Qorvo reported an operating margin of 22% in Q3, up 8.8 percentage points year on year. Operating margins are one of the best measures of profitability because they tell us how much money a company takes home after manufacturing its products, marketing and selling them, and, importantly, keeping them relevant through research and development.
Qorvo's operating margins have been trending down over the last year, averaging 15%. This is a bad sign for Qorvo, whose margins are already below average for semiconductor companies. To its credit, however, the company's margins suggest modest pricing power and cost controls.
Earnings, Cash & Competitive Moat
Analysts covering Qorvo expect earnings per share to grow 158% over the next 12 months, although estimates will likely change after earnings.
Although earnings are important, we believe cash is king because you can't use accounting profits to pay the bills.

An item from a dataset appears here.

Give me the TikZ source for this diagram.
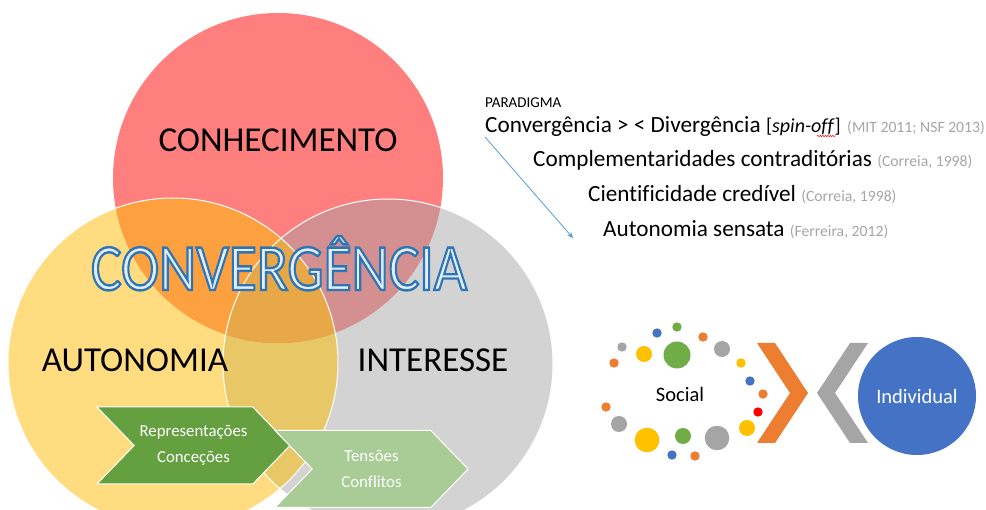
\documentclass[tikz,border=0pt]{standalone}
\usepackage{fontspec}
\usepackage{graphicx}
\setmainfont{Carlito}[Ligatures={NoCommon}]
\usetikzlibrary{
    positioning,
    shapes.symbols,
    arrows.meta,
    decorations.pathmorphing
}

\definecolor{conhRed}{HTML}{FF7F7F}
\definecolor{autoYellow}{HTML}{FFDC80}
\definecolor{interGrey}{HTML}{D3D3D3}
\definecolor{ryOrange}{HTML}{FCA040}
\definecolor{rgRose}{HTML}{D49090}
\definecolor{ygGold}{HTML}{E8C866}
\definecolor{allGold}{HTML}{E8A848}
\definecolor{wordFill}{HTML}{E4EEF9}
\definecolor{citeGrey}{HTML}{A6A6A6}
\definecolor{arrowBlue}{HTML}{5B9BD5}
\definecolor{dotGreen}{HTML}{70AD47}
\definecolor{dotBlue}{HTML}{4472C4}
\definecolor{dotOrange}{HTML}{ED7D31}
\definecolor{dotGrey}{HTML}{A5A5A5}
\definecolor{dotYellow}{HTML}{FFC000}
\definecolor{chevDark}{HTML}{64A040}
\definecolor{chevLight}{HTML}{A9CB96}

\newcommand{\refcite}[1]{{\fontsize{15.7}{18}\selectfont\color{citeGrey}#1}}
\newcommand{\outlineword}[1]{\special{pdf:literal 2 Tr 2.4 w 0.180 0.459 0.714 RG}#1\special{pdf:literal 0 Tr}}

\begin{document}
\begin{tikzpicture}[x=1pt, y=-1pt,
    vennlabel/.style={anchor=base, inner sep=0pt, font=\fontsize{35}{40}\selectfont},
    paraline/.style={anchor=base west, inner sep=0pt, font=\fontsize{23.2}{28}\selectfont},
    chevbox/.style={signal, signal to=east, signal from=west, signal pointer angle=92,
        draw=white, line width=1pt, minimum width=193pt, minimum height=77pt,
        inner sep=0pt, text=white, align=center, font=\fontsize{16.8}{26}\selectfont},
    vennring/.style={white, line width=1pt}]
    \fill[white] (0,0) rectangle (986,510);
    \useasboundingbox (0,0) rectangle (986,510);
    \clip (0,0) rectangle (986,510);

    % venn
    \coordinate (cRed) at (278,178);
    \coordinate (cYel) at (173,363);
    \coordinate (cGry) at (388,364);
    \fill[conhRed] (cRed) circle[radius=165pt];
    \fill[autoYellow] (cYel) circle[radius=165pt];
    \fill[interGrey] (cGry) circle[radius=165pt];
    \begin{scope}
        \clip (cYel) circle[radius=165pt];
        \fill[ygGold] (cGry) circle[radius=165pt];
    \end{scope}
    \begin{scope}
        \clip (cRed) circle[radius=165pt];
        \fill[ryOrange] (cYel) circle[radius=165pt];
        \fill[rgRose] (cGry) circle[radius=165pt];
        \clip (cYel) circle[radius=165pt];
        \fill[allGold] (cGry) circle[radius=165pt];
    \end{scope}
    \draw[vennring] (cYel) circle[radius=165pt] (cGry) circle[radius=165pt];

    \node[vennlabel] (conh) at (278,152) {CONHECIMENTO};
    \node[vennlabel] (auto) at (135,372) {AUTONOMIA};
    \node[vennlabel] (inter) at (433,372) {INTERESSE};
    \node[anchor=base, inner sep=0pt] (convword) at (279,290)
        {\scalebox{0.87}[1]{\fontsize{66}{70}\selectfont\color{wordFill}\outlineword{CONVERGÊNCIA}}};

    % chevrons
    \node[chevbox, fill=chevDark] (repr) at (193.5,445.5) {Representações\\Conceções};
    \node[chevbox, fill=chevLight] (tens) at (371.5,469) {Tensões\\Conflitos};

    % paradigma
    \node[paraline, font=\fontsize{15}{18}\selectfont] (para) at (485,108) {PARADIGMA};
    \node[paraline] (convdiv) at (485,133) {Convergência > < Divergência};
    \node[paraline, font=\fontsize{20}{22}\selectfont, right=5pt of convdiv.base east, anchor=base west] (spinoff) {[\textit{spin-off}]};
    \node[paraline, font=\fontsize{15.7}{18}\selectfont, text=citeGrey, right=6pt of spinoff.base east, anchor=base west] (mitnsf) {(MIT 2011; NSF 2013)};
    \draw[red, line width=0.5pt, decorate, decoration={snake, amplitude=0.7pt, segment length=2.5pt}]
        ([xshift=-24pt, yshift=-3pt]spinoff.base east) -- ([xshift=-5pt, yshift=-3pt]spinoff.base east);
    \node[paraline] (compl) at (533,167) {Complementaridades contraditórias \refcite{(Correia, 1998)}};
    \node[paraline] (cient) at (588,202) {Cientificidade credível \refcite{(Correia, 1998)}};
    \node[paraline] (sensata) at (603,237) {Autonomia sensata \refcite{(Ferreira, 2012)}};
    \coordinate (arrowfrom) at (485,137);
    \coordinate (arrowto) at (573,238);
    \draw[arrowBlue, line width=0.8pt, -{Stealth[length=6pt, width=5pt]}] (arrowfrom) -- (arrowto);

    % social / individual
    \foreach \x/\y/\r/\c in {677/327/4.7/dotGreen, 657/333/4.7/dotBlue, 703/337/4.7/dotOrange,
        622/347/4.7/dotGrey, 644/354/8/dotYellow, 677/355/13.5/dotGreen, 722/349/8/dotGrey,
        614/363/4.7/dotOrange, 741/363/4.7/dotYellow, 750/381/4.7/dotBlue, 763/394/4.7/dotOrange,
        758/412/4.7/red, 747/428/8/dotYellow, 606/407/4.7/dotOrange, 619/424/8/dotGrey,
        647/440/12.3/dotYellow, 683/436/8/dotGreen, 717/438/12.3/dotGrey, 672/455/4.7/dotBlue,
        695/456/4.7/dotOrange}
        \fill[\c] (\x,\y) circle[radius=\r pt];
    \node[font=\fontsize{20.5}{24}\selectfont] (social) at (680,394) {Social};
    \fill[dotOrange] (757,343) -- (775,343) -- (808,393) -- (775,443) -- (757,443) -- (790,393) -- cycle;
    \fill[dotGrey] (868,343) -- (850,343) -- (817,393) -- (850,443) -- (868,443) -- (835,393) -- cycle;
    \node[circle, fill=dotBlue, minimum size=118pt, text=white, font=\fontsize{20.5}{24}\selectfont] (indiv) at (917,396) {Individual};
\end{tikzpicture}
\end{document}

Qorvo's free cash flow came in at $466.5 million in Q3, up 130% year on year.
As you can see above, Qorvo produced free cash flow of $567.7 million in the last year, which is 13.8% of revenue. It's good to see Qorvo generate positive free cash flow since it allows the company to strengthen its balance street, but we'd be uncomfortable if its FCF margin dropped any lower.

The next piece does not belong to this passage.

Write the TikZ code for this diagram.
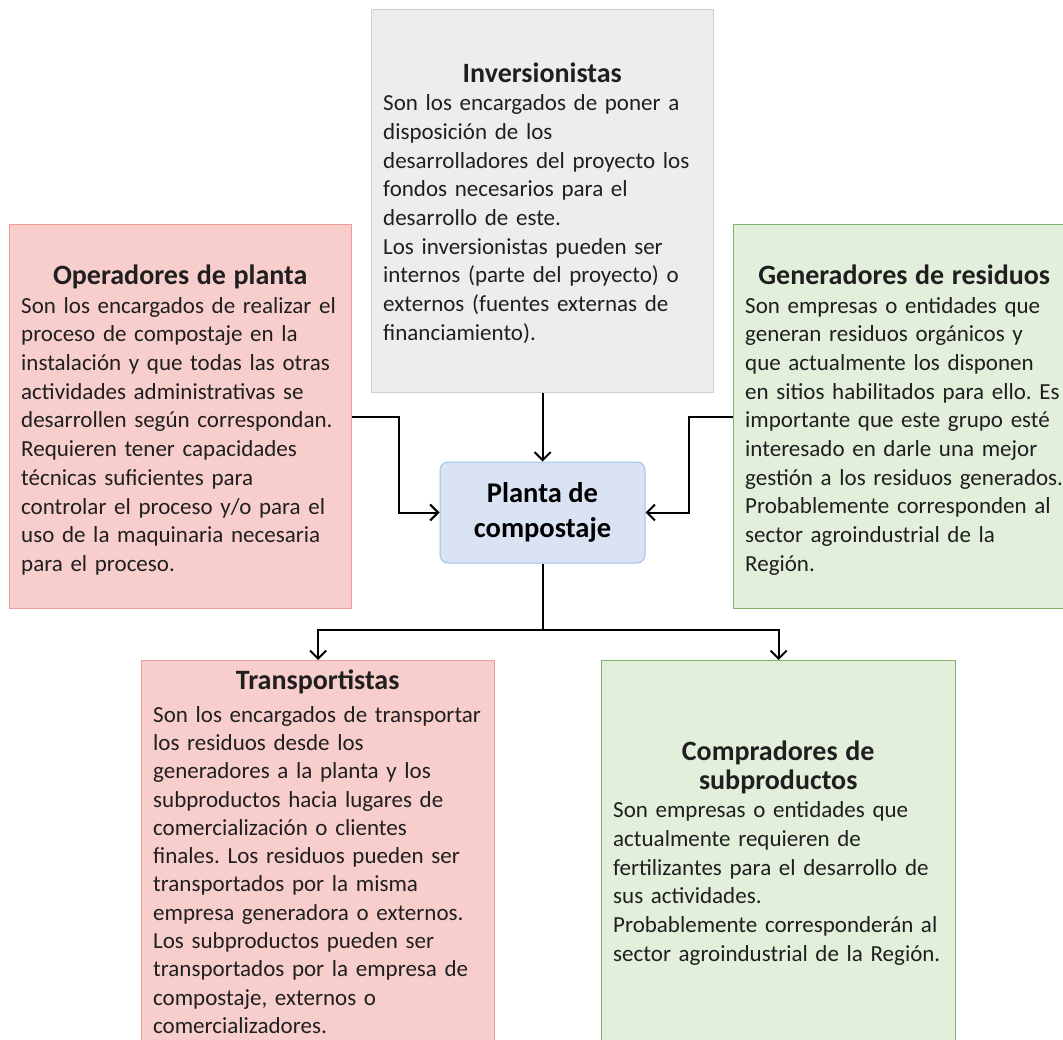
\documentclass[tikz,border=0pt]{standalone}
\usepackage{fontspec}
\setmainfont{Carlito}
\usetikzlibrary{arrows.meta}
\definecolor{redfill}{HTML}{F8CECC}
\definecolor{redline}{HTML}{F19C99}
\definecolor{grayfill}{HTML}{EDEDED}
\definecolor{grayline}{HTML}{D0D0D0}
\definecolor{greenfill}{HTML}{E2EFDA}
\definecolor{greenline}{HTML}{82B366}
\definecolor{bluefill}{HTML}{DAE3F3}
\definecolor{blueline}{HTML}{9DC3E6}
\newcommand\bodyfont{\fontsize{23}{28.7}\selectfont\frenchspacing}
\newcommand\ttlfont{\fontsize{28}{31}\selectfont\bfseries}
\newcommand\ttl[2]{\makebox[#1][c]{\ttlfont #2}}
\begin{document}
\begin{tikzpicture}[x=1pt,y=-1pt,
  box/.style={draw, line width=1.2pt, inner sep=0pt, anchor=north west},
  txt/.style={inner sep=0pt, align=left, font=\bodyfont, text=black!88, text width=380pt},
  conn/.style={line width=2pt, -{Straight Barb[length=8pt,width=16pt,line width=2pt]}},
  link/.style={line width=2pt}]
\useasboundingbox (0,0) rectangle (1063,1040);
\clip (0,0) rectangle (1063,1040);
\fill[white] (0,0) rectangle (1063,1040);

% boxes
\node[box, fill=grayfill, draw=grayline, minimum width=342pt, minimum height=383pt] (inv) at (371,9) {};
\node[box, fill=redfill, draw=redline, minimum width=342pt, minimum height=384pt] (op) at (9,224) {};
\node[box, fill=greenfill, draw=greenline, minimum width=342pt, minimum height=384pt] (gen) at (733,224) {};
\node[box, fill=redfill, draw=redline, minimum width=353pt, minimum height=400pt] (tr) at (141,660) {};
\node[box, fill=greenfill, draw=greenline, minimum width=354pt, minimum height=390pt] (co) at (601,660) {};
\node[draw=blueline, fill=bluefill, rounded corners=8pt, line width=1pt,
      minimum width=205pt, minimum height=101pt, align=center,
      font=\fontsize{28.5}{35}\selectfont\bfseries] (pl) at (542.5,512.5) {Planta de\\compostaje};

% texts
\node[txt, anchor=west] (invt) at (383,203) {\ttl{318pt}{Inversionistas}\\
Son los encargados de poner a\\
disposición de los\\
desarrolladores del proyecto los\\
fondos necesarios para el\\
desarrollo de este.\\
Los inversionistas pueden ser\\
internos (parte del proyecto) o\\
externos (fuentes externas de\\
financiamiento).};

\node[txt, anchor=west] (opt) at (21,420) {\ttl{318pt}{Operadores de planta}\\
Son los encargados de realizar el\\
proceso de compostaje en la\\
instalación y que todas las otras\\
actividades administrativas se\\
desarrollen según correspondan.\\
Requieren tener capacidades\\
técnicas suficientes para\\
controlar el proceso y/o para el\\
uso de la maquinaria necesaria\\
para el proceso.};

\node[txt, anchor=west] (gent) at (745,420) {\ttl{318pt}{Generadores de residuos}\\
Son empresas o entidades que\\
generan residuos orgánicos y\\
que actualmente los disponen\\
en sitios habilitados para ello. Es\\
importante que este grupo esté\\
interesado en darle una mejor\\
gestión a los residuos generados.\\
Probablemente corresponden al\\
sector agroindustrial de la\\
Región.};

\node[txt, anchor=north west, font=\fontsize{23}{28.3}\selectfont\frenchspacing] (trt) at (153,670) {\ttl{329pt}{Transportistas}\\[4pt]
Son los encargados de transportar\\
los residuos desde los\\
generadores a la planta y los\\
subproductos hacia lugares de\\
comercialización o clientes\\
finales. Los residuos pueden ser\\
transportados por la misma\\
empresa generadora o externos.\\
Los subproductos pueden ser\\
transportados por la empresa de\\
compostaje, externos o\\
comercializadores.};

\node[txt, anchor=west] (cot) at (613,853) {\ttl{330pt}{Compradores de}\\
\ttl{330pt}{subproductos}\\
Son empresas o entidades que\\
actualmente requieren de\\
fertilizantes para el desarrollo de\\
sus actividades.\\
Probablemente corresponderán al\\
sector agroindustrial de la Región.};

% connectors
\coordinate (split) at (542.5,630);
\draw[conn] (inv.south) -- (inv.south |- pl.north);
\draw[conn] (op.east) -- ++(47,0) |- (pl.west);
\draw[conn] (gen.west) -- ++(-44,0) |- (pl.east);
\draw[link] (pl.south) -- (split);
\draw[conn] (split) -| (tr.north);
\draw[conn] (split) -| (co.north);
\end{tikzpicture}
\end{document}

Return on Invested Capital (ROIC)
EPS and free cash flow tell us whether a company's revenue growth was profitable. But was it capital-efficient? If two companies had equal growth, we’d prefer the one with lower reinvestment requirements.
Understanding a company’s ROIC (return on invested capital) gives us insight into this because it factors the total debt and equity needed to generate operating profits. This metric is a proxy for not only the capital efficiency of a business but also a management team's ability to allocate limited resources.

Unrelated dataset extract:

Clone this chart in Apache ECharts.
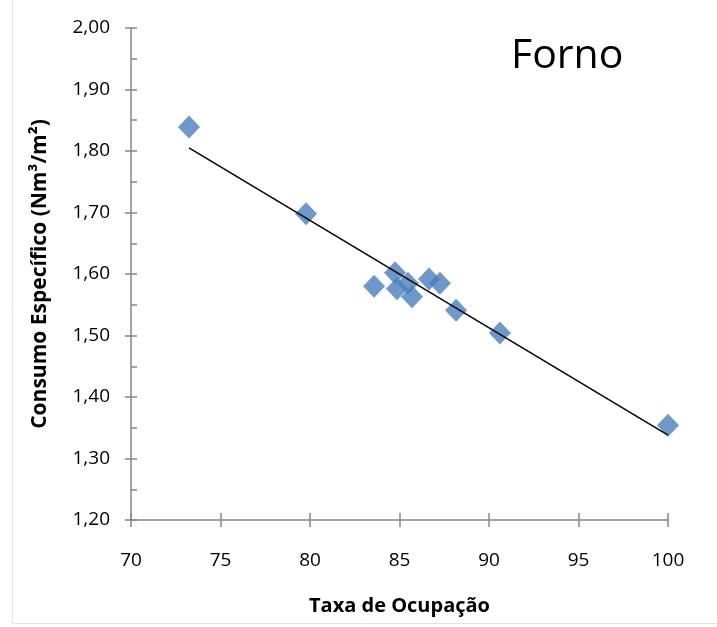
<!DOCTYPE html>
<html>
<head>
<meta charset="utf-8">
<script src="https://cdn.jsdelivr.net/npm/echarts@6/dist/echarts.min.js"></script>
<style>
html,body{margin:0;padding:0;background:#fff;}
#chart{width:717px;height:627px;}
</style>
</head>
<body>
<div id="chart"></div>
<script>
// Data
const taxaOcupacao = [73.24, 79.78, 83.58, 84.75, 84.86, 85.47, 85.70, 86.65, 87.26, 88.16, 90.61, 100.0];
const consumoEspecifico = [1.839, 1.698, 1.580, 1.602, 1.576, 1.585, 1.563, 1.592, 1.585, 1.541, 1.504, 1.354];
const trendX = [73.24, 100.0];
const trendY = [1.805, 1.338];
const xTicks = [70, 75, 80, 85, 90, 95, 100];
const yTicks = [1.2, 1.3, 1.4, 1.5, 1.6, 1.7, 1.8, 1.9, 2.0];

const points = taxaOcupacao.map((x, i) => [x, consumoEspecifico[i]]);
const trend = trendX.map((x, i) => [x, trendY[i]]);

const axisGrey = '#868686';
const labelFont = "'Open Sans', 'Noto Sans', sans-serif";

const chart = echarts.init(document.getElementById('chart'), null, {renderer: 'canvas'});
chart.setOption({
  backgroundColor: '#ffffff',
  animation: false,
  title: {
    text: 'Forno',
    left: 506,
    top: 31,
    textStyle: {fontFamily: labelFont, fontSize: 41, fontWeight: 'normal', color: '#000'}
  },
  graphic: [
    {type: 'line', shape: {x1: 12.5, y1: 0, x2: 12.5, y2: 623.5}, style: {stroke: '#e3e3e3', lineWidth: 1}},
    {type: 'line', shape: {x1: 12.5, y1: 623.5, x2: 717, y2: 623.5}, style: {stroke: '#e3e3e3', lineWidth: 1}}
  ],
  grid: {left: 131, right: 49, top: 28, bottom: 107, containLabel: false},
  xAxis: [
    {
      type: 'value', position: 'bottom',
      min: xTicks[0], max: xTicks[xTicks.length - 1], interval: 5,
      name: 'Taxa de Ocupação', nameLocation: 'middle', nameGap: 76,
      nameTextStyle: {fontFamily: labelFont, fontSize: 20, fontWeight: 'bold', color: '#000'},
      axisLine: {show: true, lineStyle: {color: axisGrey, width: 1.5}},
      axisTick: {show: true, inside: false, length: 7, lineStyle: {color: axisGrey, width: 1.5}},
      axisLabel: {margin: 31, fontFamily: labelFont, fontSize: 19, color: '#000'},
      splitLine: {show: false}
    },
    {
      type: 'value', position: 'top', offset: -492,
      min: xTicks[0], max: xTicks[xTicks.length - 1], interval: 5,
      axisLine: {show: false},
      axisTick: {show: true, inside: false, length: 7, lineStyle: {color: axisGrey, width: 1.5}},
      axisLabel: {show: false},
      splitLine: {show: false}
    }
  ],
  yAxis: [
    {
      type: 'value', position: 'left',
      min: yTicks[0], max: yTicks[yTicks.length - 1], interval: 0.1,
      name: 'Consumo Específico (Nm³/m²)', nameLocation: 'middle', nameGap: 80, nameRotate: 90,
      nameTextStyle: {fontFamily: labelFont, fontSize: 21, fontWeight: 'bold', color: '#000'},
      axisLine: {show: true, lineStyle: {color: axisGrey, width: 1.5}},
      axisTick: {show: true, inside: false, length: 6, lineStyle: {color: axisGrey, width: 1.5}},
      axisLabel: {margin: 21, fontFamily: labelFont, fontSize: 19, color: '#000',
        formatter: v => v.toFixed(2).replace('.', ',')},
      splitLine: {show: false}
    },
    {
      type: 'value', position: 'right', offset: -537,
      min: yTicks[0], max: yTicks[yTicks.length - 1], interval: 0.05,
      axisLine: {show: false},
      axisTick: {show: true, inside: false, length: 6, lineStyle: {color: axisGrey, width: 1.5}},
      axisLabel: {show: false},
      splitLine: {show: false}
    }
  ],
  series: [
    {
      type: 'line', xAxisIndex: 0, yAxisIndex: 0,
      data: trend, showSymbol: false, symbol: 'none',
      lineStyle: {color: '#000', width: 1.5}, z: 3
    },
    {
      type: 'scatter', xAxisIndex: 0, yAxisIndex: 0,
      data: points, symbol: 'diamond', symbolSize: [22, 23],
      itemStyle: {color: '#4a7ebb'}, z: 2
    }
  ]
});
</script>
</body>
</html>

Qorvo's five-year average ROIC was 9.8%, somewhat low compared to the best semiconductor companies that consistently pump out 35%+. Its returns suggest it historically did a subpar job investing in profitable growth initiatives.
The trend in its ROIC, however, is often what surprises the market and drives the stock price. Unfortunately, over the last two years, Qorvo's ROIC has averaged a 5.3 percentage point decrease each year. In conjunction with its already low returns, these declines are a red flag and suggest the company's profitable investment opportunities are fewer than in the past.
Key Takeaways from Qorvo's Q3 Results
We were impressed by Qorvo's strong improvement in inventory levels, and its revenue, EPS, and free cash flow topped Wall Street's estimates. These beats were driven by strong performance in its advanced cellular group segment ($846 million of revenue versus consensus estimates of $753 million). Looking ahead, next quarter's revenue and EPS guidance also beat expectations. Zooming out, we think this was a great quarter that should delight shareholders. The stock is up 6.3% after reporting and currently trades at $106 per share.
Is Now The Time?
When considering an investment in Qorvo, investors should take into account its valuation and business qualities as well as what's happened in the latest quarter.
We cheer for everyone who's making the lives of others easier through technology, but in the case of Qorvo, we'll be cheering from the sidelines. Its revenue growth has been weak over the last three years, and analysts expect growth to deteriorate from here. On top of that, its relatively low ROIC suggests it has struggled to grow profits historically, and its gross margin indicate some combination of pricing pressures or rising production costs.
Qorvo's price-to-earnings ratio based on the next 12 months is 14.3x. While we have no doubt one can find things to like about the company, and the price is not completely unreasonable, we think that at the moment there might be better opportunities in the market.